-------- SUPPLIED RECORDS --------

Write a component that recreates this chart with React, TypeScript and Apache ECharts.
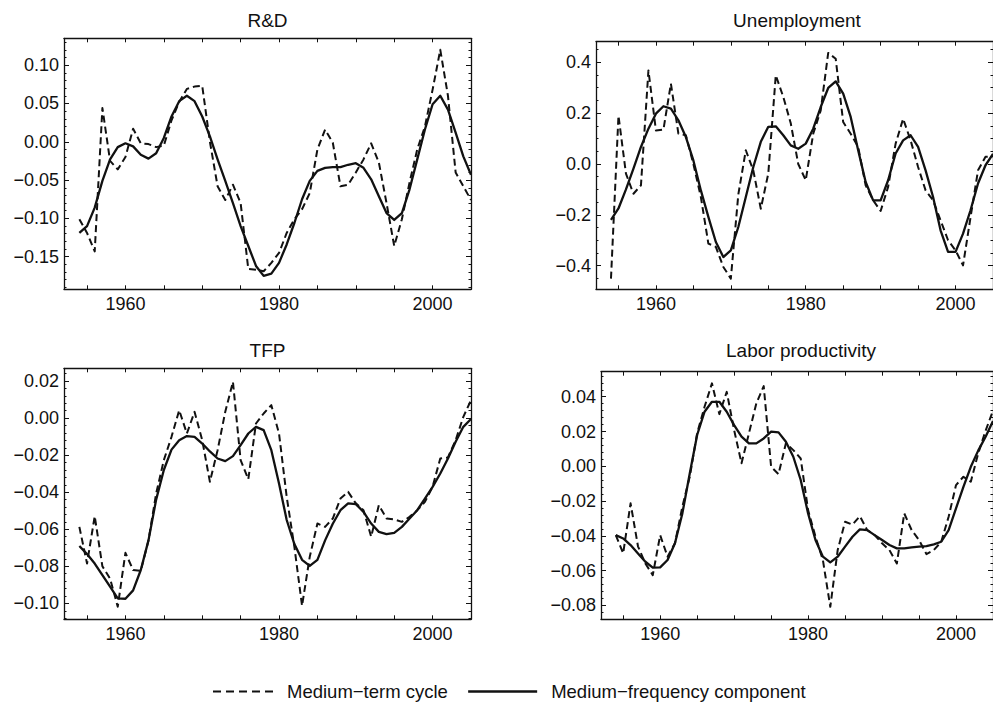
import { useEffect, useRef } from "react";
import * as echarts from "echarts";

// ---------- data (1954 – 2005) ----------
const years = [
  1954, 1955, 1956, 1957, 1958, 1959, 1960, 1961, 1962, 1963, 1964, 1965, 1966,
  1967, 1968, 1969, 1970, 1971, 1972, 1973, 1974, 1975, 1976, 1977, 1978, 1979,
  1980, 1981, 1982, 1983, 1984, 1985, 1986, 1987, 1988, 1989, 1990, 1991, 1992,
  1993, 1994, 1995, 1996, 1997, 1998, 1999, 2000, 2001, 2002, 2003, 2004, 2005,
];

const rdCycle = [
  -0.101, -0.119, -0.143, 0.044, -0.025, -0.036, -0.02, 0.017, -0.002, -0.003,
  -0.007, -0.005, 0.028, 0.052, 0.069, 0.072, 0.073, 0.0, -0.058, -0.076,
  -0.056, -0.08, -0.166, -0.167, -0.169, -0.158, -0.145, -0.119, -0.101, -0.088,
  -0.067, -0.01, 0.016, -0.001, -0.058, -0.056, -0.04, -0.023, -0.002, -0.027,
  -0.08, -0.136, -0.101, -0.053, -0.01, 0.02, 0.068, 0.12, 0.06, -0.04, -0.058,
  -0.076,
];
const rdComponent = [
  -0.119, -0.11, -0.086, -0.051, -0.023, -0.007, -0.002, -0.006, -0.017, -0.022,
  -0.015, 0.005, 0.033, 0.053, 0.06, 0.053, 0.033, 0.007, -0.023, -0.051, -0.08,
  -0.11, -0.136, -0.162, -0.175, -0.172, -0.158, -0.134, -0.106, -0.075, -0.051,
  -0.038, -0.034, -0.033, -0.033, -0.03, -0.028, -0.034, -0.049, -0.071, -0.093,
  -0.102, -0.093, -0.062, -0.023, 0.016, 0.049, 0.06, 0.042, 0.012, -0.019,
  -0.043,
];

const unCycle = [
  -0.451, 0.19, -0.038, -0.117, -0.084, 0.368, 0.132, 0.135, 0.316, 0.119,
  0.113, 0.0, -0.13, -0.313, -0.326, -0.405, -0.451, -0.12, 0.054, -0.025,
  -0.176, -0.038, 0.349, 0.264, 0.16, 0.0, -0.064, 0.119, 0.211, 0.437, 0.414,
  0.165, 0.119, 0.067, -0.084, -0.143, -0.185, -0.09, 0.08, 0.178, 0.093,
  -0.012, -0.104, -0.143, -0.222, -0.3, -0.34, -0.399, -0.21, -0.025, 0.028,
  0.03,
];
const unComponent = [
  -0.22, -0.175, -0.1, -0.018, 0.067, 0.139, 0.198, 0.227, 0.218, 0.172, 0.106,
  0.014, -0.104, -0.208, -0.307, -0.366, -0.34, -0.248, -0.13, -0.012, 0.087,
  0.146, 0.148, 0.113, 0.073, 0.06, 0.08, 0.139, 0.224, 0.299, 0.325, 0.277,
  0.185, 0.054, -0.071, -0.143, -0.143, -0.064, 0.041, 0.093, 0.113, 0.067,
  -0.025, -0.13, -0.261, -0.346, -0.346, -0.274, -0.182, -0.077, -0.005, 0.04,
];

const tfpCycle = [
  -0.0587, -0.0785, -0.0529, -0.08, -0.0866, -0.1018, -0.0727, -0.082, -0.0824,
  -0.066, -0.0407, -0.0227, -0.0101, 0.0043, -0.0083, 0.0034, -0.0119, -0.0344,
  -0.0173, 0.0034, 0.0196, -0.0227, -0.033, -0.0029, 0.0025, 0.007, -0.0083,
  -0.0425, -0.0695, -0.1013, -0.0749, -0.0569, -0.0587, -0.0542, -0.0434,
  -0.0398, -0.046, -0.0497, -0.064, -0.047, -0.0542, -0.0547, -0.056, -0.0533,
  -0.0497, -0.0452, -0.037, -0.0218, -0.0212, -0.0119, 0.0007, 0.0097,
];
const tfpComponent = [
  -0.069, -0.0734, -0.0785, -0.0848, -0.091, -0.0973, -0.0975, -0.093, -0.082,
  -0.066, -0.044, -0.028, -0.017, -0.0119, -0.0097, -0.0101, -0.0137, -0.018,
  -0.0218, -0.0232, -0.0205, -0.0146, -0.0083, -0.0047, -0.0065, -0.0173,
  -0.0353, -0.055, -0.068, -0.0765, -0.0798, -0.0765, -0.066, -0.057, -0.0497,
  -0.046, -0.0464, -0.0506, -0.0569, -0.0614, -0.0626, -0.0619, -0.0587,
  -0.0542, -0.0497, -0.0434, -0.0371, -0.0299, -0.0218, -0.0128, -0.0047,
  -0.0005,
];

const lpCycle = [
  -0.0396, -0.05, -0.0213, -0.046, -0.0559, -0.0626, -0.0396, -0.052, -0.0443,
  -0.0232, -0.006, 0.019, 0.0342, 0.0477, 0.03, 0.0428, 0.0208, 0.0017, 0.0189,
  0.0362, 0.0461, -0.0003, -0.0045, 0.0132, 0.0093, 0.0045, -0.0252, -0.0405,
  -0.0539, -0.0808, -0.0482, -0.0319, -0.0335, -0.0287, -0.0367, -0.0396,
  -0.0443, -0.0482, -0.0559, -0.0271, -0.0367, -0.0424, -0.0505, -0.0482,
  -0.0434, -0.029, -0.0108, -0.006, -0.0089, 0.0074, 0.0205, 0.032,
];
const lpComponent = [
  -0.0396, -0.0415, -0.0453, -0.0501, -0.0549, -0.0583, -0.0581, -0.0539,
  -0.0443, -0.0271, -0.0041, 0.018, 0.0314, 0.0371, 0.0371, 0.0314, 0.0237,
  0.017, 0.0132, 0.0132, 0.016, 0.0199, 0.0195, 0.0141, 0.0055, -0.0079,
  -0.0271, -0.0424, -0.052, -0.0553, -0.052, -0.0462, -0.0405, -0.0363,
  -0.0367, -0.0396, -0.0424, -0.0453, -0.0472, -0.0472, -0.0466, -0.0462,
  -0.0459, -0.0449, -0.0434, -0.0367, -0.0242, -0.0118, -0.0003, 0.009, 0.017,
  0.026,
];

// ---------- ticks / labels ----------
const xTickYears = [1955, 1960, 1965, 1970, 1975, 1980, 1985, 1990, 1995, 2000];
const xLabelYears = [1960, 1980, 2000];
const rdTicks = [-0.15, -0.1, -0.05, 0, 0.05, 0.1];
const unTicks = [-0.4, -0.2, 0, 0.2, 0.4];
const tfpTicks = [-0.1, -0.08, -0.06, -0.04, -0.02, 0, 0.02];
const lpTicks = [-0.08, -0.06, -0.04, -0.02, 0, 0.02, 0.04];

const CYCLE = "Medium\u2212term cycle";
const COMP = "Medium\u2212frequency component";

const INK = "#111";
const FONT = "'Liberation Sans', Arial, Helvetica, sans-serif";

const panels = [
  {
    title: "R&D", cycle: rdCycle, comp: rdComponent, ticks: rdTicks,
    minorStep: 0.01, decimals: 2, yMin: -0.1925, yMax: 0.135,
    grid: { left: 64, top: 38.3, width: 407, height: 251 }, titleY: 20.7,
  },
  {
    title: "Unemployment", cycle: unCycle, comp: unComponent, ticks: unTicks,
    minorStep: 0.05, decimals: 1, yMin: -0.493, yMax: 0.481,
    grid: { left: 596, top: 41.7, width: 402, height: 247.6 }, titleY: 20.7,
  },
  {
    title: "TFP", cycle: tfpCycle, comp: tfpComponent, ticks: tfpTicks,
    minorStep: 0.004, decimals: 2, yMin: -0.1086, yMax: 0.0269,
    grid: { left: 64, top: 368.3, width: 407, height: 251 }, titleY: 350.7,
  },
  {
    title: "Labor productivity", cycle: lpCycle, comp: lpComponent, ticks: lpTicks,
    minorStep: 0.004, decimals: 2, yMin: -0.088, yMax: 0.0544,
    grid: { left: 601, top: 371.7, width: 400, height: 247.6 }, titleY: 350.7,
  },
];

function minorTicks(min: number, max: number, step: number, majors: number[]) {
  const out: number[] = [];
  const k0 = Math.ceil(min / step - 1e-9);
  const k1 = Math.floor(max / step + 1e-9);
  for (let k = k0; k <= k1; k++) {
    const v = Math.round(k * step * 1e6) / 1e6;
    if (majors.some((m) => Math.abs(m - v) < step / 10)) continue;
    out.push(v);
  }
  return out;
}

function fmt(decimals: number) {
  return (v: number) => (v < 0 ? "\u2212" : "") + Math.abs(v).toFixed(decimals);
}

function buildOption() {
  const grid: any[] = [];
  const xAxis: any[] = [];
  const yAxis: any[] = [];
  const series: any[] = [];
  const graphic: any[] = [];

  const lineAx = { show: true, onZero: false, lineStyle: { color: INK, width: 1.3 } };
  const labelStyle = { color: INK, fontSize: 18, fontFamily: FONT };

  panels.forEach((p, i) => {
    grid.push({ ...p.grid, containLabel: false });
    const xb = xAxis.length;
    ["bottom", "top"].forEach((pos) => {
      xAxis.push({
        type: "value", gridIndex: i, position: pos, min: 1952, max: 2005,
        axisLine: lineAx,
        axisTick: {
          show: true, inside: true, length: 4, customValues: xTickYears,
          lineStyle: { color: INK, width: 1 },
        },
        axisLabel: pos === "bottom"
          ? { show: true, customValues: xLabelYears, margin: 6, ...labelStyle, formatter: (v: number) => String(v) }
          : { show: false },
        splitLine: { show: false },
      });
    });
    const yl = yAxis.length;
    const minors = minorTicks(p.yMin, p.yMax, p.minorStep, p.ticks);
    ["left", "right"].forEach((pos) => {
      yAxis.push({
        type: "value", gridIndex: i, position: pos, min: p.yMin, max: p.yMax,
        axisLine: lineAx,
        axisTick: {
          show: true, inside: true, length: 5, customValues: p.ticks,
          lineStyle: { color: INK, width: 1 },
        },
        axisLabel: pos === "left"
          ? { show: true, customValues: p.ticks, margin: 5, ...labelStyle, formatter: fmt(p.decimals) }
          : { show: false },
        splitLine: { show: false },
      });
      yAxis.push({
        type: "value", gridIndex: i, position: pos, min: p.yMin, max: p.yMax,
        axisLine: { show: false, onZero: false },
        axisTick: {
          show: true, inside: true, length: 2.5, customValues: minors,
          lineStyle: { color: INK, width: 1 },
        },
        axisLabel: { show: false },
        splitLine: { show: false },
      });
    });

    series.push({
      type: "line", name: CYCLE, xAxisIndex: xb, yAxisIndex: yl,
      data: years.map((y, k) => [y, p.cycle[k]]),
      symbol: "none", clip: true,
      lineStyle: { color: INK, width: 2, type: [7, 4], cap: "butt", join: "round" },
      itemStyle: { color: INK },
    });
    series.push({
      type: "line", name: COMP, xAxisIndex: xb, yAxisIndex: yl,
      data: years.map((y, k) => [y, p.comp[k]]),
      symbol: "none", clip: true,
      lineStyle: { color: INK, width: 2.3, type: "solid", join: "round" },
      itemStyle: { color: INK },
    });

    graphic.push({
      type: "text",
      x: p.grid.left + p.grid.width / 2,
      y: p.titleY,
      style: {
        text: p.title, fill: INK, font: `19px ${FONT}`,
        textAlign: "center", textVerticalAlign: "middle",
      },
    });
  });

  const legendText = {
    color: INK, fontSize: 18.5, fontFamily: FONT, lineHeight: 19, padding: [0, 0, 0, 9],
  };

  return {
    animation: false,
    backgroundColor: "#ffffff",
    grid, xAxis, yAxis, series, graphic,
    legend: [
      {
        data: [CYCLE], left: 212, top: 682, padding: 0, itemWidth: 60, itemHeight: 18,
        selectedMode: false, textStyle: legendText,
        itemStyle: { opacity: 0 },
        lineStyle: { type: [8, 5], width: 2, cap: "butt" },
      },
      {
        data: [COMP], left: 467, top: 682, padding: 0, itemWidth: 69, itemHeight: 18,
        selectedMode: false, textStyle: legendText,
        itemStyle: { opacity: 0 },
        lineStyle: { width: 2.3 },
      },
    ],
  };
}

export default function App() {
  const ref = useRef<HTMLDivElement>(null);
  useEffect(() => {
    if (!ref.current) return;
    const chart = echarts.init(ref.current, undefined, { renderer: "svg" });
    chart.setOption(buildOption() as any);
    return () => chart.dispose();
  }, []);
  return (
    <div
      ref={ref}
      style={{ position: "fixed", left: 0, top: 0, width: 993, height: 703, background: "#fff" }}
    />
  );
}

--------
-------- SUPPLIED RECORDS --------

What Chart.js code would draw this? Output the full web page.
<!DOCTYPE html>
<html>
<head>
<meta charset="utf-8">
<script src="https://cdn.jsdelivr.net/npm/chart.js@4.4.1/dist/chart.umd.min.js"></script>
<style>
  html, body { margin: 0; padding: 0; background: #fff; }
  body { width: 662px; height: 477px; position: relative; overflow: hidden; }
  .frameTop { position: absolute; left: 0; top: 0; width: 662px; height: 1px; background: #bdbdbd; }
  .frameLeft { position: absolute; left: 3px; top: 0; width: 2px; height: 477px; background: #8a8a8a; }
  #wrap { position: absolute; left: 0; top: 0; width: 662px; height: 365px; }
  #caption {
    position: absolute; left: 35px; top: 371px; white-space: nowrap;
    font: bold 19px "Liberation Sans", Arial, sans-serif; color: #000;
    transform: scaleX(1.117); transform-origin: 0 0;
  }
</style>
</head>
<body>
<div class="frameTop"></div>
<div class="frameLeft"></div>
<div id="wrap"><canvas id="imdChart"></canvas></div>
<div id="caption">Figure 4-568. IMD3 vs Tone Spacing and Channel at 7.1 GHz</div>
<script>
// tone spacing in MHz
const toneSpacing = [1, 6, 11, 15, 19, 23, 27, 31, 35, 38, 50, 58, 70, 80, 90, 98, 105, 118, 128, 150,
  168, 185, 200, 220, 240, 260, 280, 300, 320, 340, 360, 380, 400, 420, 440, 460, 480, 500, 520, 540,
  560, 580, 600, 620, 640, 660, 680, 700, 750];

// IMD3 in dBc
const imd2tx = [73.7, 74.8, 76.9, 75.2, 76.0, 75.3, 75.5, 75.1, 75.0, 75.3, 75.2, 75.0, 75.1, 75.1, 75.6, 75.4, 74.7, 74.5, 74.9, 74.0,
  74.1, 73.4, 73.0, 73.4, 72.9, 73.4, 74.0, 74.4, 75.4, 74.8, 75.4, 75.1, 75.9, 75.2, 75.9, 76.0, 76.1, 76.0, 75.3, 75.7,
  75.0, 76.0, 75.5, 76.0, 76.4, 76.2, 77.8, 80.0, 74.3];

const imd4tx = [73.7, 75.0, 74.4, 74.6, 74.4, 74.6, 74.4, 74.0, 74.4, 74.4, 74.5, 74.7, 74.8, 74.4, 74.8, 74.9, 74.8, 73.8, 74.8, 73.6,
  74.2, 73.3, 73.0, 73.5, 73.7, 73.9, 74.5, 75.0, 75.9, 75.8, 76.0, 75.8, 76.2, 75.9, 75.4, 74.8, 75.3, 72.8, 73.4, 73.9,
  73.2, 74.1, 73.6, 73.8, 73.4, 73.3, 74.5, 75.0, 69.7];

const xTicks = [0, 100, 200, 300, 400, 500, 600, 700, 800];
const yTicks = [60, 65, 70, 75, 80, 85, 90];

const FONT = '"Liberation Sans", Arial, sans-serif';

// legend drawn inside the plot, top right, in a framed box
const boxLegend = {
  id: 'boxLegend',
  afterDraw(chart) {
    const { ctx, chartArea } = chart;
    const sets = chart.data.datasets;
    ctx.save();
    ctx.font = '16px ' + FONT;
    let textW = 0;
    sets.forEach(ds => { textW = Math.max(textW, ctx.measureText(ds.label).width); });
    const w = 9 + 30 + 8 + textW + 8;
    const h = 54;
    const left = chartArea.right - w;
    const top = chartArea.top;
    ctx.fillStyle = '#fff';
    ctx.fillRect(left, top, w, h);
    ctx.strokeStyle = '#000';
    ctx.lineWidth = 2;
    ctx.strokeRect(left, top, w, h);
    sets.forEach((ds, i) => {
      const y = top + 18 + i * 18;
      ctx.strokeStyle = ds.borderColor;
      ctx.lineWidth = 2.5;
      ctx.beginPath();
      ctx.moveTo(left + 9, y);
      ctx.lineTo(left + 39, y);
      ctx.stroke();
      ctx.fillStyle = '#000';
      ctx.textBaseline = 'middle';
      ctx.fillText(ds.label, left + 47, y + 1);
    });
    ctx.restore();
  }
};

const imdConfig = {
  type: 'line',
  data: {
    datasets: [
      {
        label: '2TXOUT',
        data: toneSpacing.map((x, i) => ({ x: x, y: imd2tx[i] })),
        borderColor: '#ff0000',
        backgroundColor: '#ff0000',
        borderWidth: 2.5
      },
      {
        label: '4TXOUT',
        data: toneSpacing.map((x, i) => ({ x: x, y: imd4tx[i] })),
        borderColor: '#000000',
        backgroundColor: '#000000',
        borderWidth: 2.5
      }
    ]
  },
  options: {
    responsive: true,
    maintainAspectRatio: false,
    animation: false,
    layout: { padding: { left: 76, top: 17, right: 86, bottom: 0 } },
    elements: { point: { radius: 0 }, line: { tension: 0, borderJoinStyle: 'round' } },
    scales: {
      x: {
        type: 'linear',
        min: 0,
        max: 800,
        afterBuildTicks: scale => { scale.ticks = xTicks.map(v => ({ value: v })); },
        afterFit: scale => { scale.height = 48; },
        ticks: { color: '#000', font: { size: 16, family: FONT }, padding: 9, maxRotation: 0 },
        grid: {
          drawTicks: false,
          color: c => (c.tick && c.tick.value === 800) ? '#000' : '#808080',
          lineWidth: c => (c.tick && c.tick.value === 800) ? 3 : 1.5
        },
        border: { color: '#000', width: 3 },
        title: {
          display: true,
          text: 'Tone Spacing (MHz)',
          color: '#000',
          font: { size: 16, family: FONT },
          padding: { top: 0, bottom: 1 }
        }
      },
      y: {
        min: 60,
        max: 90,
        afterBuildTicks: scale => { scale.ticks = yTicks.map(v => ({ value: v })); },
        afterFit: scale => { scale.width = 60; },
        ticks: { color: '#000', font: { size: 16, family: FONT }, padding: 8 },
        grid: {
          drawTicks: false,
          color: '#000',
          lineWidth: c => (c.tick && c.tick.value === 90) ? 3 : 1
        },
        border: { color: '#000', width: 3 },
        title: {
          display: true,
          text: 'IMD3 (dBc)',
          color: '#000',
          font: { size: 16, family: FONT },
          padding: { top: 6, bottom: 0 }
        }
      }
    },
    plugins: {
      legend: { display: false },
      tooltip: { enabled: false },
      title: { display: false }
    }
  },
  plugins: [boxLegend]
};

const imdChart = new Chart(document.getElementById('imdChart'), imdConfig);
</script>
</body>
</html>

--------
-------- SUPPLIED RECORDS --------

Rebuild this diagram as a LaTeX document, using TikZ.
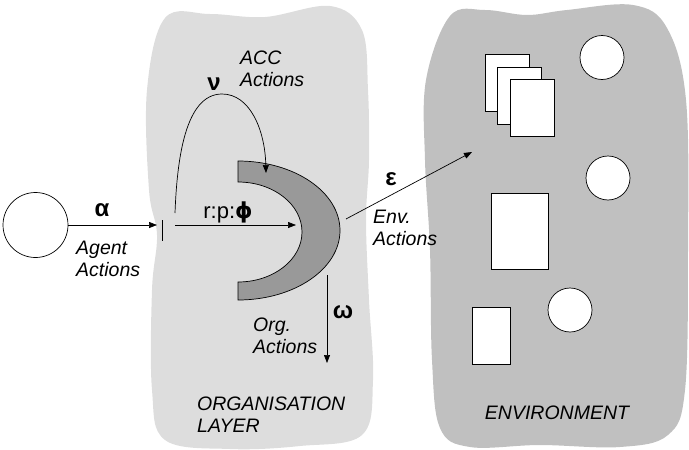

--------

WHAT YOU ARE ASKED TO DO
Only the lines from the one holding "Write a component" to the one holding "import * as" should be returned, both included and exactly as written, with no pictures.

ANSWER TO THE PROBLEM
Write a component that recreates this chart with React, TypeScript and Apache ECharts.
import { useEffect, useRef } from "react";
import * as echarts from "echarts";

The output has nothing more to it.